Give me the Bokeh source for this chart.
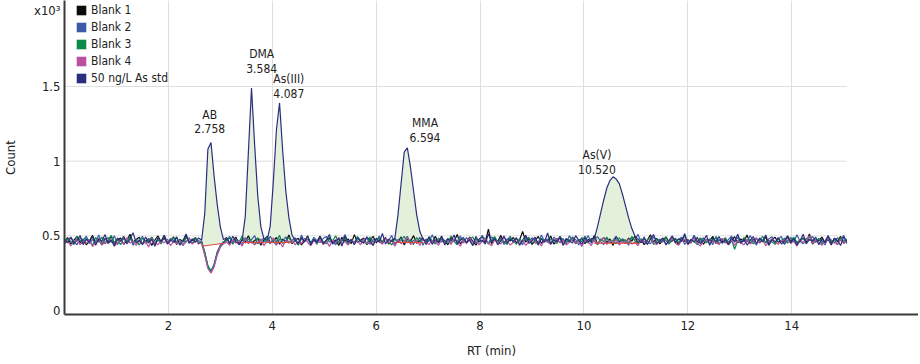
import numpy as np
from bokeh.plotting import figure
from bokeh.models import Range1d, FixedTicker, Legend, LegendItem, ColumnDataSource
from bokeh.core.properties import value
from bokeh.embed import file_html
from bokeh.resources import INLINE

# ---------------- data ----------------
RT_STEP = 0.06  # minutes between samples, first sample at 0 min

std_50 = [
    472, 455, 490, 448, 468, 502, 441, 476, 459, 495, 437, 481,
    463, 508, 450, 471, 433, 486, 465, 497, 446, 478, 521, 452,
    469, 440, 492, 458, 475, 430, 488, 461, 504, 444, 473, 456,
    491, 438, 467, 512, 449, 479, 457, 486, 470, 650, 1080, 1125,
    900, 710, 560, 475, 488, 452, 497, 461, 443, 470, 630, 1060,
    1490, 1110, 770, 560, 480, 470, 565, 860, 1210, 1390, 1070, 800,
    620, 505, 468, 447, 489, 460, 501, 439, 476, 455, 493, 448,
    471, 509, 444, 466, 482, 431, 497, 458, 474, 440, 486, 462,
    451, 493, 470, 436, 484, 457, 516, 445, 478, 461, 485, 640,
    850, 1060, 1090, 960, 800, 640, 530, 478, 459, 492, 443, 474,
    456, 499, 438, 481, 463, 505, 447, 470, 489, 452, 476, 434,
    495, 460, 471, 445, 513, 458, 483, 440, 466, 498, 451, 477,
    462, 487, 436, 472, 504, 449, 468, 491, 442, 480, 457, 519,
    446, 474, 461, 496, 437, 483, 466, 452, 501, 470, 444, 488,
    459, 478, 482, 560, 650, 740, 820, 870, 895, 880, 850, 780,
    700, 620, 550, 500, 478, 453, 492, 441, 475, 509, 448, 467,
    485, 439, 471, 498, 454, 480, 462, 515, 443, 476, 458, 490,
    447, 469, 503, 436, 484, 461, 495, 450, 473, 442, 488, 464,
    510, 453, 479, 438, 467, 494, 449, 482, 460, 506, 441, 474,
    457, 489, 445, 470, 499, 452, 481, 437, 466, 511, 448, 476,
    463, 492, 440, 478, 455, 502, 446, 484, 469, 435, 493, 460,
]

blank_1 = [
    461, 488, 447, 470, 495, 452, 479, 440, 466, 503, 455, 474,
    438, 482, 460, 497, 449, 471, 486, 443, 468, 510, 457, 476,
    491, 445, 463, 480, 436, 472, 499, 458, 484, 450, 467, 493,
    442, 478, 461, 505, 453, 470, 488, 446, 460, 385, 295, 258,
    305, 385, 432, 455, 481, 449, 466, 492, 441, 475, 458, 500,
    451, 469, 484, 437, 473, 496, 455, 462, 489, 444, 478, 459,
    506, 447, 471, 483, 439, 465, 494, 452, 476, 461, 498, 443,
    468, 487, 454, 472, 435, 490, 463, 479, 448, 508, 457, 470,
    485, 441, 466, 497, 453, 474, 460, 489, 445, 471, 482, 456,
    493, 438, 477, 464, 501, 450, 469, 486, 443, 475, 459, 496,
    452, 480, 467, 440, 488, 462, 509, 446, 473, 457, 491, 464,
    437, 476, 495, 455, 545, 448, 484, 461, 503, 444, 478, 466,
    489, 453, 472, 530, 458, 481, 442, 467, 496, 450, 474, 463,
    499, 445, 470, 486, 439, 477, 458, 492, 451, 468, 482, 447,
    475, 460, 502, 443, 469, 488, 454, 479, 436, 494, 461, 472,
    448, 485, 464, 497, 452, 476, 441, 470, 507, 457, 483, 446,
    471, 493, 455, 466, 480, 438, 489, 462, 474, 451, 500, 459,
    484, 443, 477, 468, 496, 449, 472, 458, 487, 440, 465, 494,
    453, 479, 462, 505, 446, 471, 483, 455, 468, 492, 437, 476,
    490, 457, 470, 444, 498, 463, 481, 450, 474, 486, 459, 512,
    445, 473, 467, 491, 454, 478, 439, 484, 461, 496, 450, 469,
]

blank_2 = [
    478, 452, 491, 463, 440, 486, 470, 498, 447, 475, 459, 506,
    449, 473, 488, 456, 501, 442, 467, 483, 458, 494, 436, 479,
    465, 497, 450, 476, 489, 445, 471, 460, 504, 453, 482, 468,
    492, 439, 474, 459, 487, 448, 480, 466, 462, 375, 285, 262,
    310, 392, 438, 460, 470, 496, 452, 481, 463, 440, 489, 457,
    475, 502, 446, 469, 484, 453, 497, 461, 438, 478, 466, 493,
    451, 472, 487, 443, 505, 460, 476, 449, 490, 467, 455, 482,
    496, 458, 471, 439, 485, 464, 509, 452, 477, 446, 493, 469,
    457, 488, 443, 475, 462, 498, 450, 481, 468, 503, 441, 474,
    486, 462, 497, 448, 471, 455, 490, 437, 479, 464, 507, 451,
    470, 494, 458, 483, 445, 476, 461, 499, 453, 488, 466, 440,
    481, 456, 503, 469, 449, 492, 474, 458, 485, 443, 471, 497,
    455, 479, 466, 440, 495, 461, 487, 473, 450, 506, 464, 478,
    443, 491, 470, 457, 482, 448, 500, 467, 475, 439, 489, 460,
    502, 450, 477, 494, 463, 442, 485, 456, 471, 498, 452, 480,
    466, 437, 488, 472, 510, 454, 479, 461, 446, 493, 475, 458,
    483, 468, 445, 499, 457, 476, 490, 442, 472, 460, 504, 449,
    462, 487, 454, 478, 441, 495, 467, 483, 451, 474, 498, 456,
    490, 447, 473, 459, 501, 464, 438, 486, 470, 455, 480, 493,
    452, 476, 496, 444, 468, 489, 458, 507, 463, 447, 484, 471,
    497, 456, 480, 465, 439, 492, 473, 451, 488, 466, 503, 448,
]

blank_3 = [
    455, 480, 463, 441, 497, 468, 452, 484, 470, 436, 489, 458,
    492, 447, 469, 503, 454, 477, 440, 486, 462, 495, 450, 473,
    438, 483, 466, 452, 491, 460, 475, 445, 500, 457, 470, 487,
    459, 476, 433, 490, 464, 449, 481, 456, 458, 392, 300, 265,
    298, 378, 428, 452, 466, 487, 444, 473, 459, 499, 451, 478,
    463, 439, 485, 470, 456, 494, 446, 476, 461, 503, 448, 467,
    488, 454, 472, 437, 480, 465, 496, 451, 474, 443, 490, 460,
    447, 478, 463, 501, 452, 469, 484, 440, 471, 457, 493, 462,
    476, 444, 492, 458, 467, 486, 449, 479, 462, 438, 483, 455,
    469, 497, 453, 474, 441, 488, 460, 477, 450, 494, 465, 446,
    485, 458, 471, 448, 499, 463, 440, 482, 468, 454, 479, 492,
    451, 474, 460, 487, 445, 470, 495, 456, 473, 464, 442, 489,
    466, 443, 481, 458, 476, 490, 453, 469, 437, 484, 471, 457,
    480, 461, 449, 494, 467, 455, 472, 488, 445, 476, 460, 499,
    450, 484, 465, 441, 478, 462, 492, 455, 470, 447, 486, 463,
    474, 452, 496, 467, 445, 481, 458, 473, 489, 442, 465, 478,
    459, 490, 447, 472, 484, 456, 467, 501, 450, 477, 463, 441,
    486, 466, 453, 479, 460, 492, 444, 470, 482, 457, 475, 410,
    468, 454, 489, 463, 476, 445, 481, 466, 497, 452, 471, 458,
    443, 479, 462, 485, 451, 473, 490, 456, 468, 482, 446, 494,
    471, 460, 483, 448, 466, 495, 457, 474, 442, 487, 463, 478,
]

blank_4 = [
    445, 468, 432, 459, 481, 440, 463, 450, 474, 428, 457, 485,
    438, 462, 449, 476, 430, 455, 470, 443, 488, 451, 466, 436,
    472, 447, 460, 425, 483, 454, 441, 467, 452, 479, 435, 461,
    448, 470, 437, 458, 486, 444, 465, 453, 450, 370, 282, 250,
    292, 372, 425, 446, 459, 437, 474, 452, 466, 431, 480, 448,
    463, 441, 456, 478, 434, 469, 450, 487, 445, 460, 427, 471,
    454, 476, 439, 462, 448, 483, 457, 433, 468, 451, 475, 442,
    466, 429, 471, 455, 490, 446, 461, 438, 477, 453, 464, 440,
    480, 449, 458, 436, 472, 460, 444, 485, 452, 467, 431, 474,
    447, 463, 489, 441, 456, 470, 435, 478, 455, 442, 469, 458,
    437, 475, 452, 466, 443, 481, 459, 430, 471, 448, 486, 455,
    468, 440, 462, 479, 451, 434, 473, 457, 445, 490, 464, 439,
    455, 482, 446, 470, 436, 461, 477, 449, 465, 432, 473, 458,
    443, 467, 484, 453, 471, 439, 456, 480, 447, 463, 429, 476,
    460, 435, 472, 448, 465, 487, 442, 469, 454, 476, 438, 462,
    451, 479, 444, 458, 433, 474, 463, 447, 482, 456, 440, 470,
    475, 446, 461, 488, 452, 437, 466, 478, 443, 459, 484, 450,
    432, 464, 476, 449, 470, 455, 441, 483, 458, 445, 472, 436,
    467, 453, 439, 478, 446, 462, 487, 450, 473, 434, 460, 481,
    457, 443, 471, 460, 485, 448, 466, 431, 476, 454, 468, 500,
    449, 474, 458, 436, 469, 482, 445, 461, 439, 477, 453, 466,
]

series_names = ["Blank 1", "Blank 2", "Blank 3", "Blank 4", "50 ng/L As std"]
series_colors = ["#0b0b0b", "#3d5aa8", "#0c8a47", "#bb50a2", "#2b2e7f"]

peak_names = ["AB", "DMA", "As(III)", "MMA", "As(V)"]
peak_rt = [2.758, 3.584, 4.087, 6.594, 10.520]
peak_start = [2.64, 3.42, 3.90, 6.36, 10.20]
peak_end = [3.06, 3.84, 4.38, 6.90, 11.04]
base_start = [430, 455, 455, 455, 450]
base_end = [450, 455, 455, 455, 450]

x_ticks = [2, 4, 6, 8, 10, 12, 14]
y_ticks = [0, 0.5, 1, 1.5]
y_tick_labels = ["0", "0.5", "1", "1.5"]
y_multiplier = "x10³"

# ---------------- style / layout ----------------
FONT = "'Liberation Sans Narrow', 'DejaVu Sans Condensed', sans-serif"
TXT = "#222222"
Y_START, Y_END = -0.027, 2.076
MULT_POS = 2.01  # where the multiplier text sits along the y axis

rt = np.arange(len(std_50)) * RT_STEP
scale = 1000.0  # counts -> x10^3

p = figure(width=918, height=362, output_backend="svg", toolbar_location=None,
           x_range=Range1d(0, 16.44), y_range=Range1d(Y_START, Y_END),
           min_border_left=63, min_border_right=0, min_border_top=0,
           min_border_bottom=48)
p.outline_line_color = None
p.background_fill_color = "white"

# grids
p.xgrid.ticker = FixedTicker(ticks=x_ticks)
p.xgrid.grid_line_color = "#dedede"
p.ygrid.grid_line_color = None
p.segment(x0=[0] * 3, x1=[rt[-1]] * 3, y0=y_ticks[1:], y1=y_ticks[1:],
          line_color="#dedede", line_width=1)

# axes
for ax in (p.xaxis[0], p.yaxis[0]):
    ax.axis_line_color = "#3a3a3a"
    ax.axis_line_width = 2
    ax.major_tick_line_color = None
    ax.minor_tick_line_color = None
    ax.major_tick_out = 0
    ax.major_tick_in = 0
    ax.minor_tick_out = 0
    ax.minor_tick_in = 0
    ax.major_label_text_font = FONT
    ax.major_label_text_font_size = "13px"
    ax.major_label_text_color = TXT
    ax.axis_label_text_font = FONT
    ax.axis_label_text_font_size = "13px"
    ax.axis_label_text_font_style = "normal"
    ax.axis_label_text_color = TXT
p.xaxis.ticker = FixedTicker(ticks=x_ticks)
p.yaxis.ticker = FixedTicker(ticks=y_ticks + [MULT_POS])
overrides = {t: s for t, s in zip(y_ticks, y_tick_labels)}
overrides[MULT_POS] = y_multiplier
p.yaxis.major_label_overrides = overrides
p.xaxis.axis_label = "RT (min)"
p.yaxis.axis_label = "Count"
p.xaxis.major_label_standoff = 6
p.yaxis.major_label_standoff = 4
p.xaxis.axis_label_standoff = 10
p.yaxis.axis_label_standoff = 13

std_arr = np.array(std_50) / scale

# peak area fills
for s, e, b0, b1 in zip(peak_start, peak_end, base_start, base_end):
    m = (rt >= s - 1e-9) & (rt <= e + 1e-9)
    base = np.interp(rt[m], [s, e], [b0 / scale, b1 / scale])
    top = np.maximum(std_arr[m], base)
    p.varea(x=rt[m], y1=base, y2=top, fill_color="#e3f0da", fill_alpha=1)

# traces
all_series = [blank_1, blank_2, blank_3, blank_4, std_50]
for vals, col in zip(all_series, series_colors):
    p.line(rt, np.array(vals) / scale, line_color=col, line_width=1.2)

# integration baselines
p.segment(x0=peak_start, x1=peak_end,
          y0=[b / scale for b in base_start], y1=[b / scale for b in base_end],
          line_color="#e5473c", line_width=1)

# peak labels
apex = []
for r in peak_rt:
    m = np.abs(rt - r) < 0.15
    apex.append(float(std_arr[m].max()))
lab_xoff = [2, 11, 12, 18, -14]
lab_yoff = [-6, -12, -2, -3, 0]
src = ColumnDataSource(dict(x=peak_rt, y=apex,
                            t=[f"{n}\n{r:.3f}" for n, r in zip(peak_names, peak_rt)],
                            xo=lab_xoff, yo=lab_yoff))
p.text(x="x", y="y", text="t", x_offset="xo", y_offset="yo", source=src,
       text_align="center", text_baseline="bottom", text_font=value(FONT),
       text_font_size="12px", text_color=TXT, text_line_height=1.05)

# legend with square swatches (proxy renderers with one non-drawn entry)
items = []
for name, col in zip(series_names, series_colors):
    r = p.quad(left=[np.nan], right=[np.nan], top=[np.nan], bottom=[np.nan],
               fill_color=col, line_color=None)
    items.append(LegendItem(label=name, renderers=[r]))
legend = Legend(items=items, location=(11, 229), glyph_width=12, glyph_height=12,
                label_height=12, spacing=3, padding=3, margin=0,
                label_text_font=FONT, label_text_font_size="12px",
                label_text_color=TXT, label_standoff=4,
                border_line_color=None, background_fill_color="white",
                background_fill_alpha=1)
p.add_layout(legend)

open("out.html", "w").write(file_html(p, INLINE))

---

WHAT TO WORK ON: Exactly as written, please give again the lines from the beginning of the listing through the line containing "RT_STEP = 0.06", inclusive, without any pictures.

OUTPUT FOR THIS TASK:
Give me the Bokeh source for this chart.
import numpy as np
from bokeh.plotting import figure
from bokeh.models import Range1d, FixedTicker, Legend, LegendItem, ColumnDataSource
from bokeh.core.properties import value
from bokeh.embed import file_html
from bokeh.resources import INLINE

# ---------------- data ----------------
RT_STEP = 0.06  # minutes between samples, first sample at 0 min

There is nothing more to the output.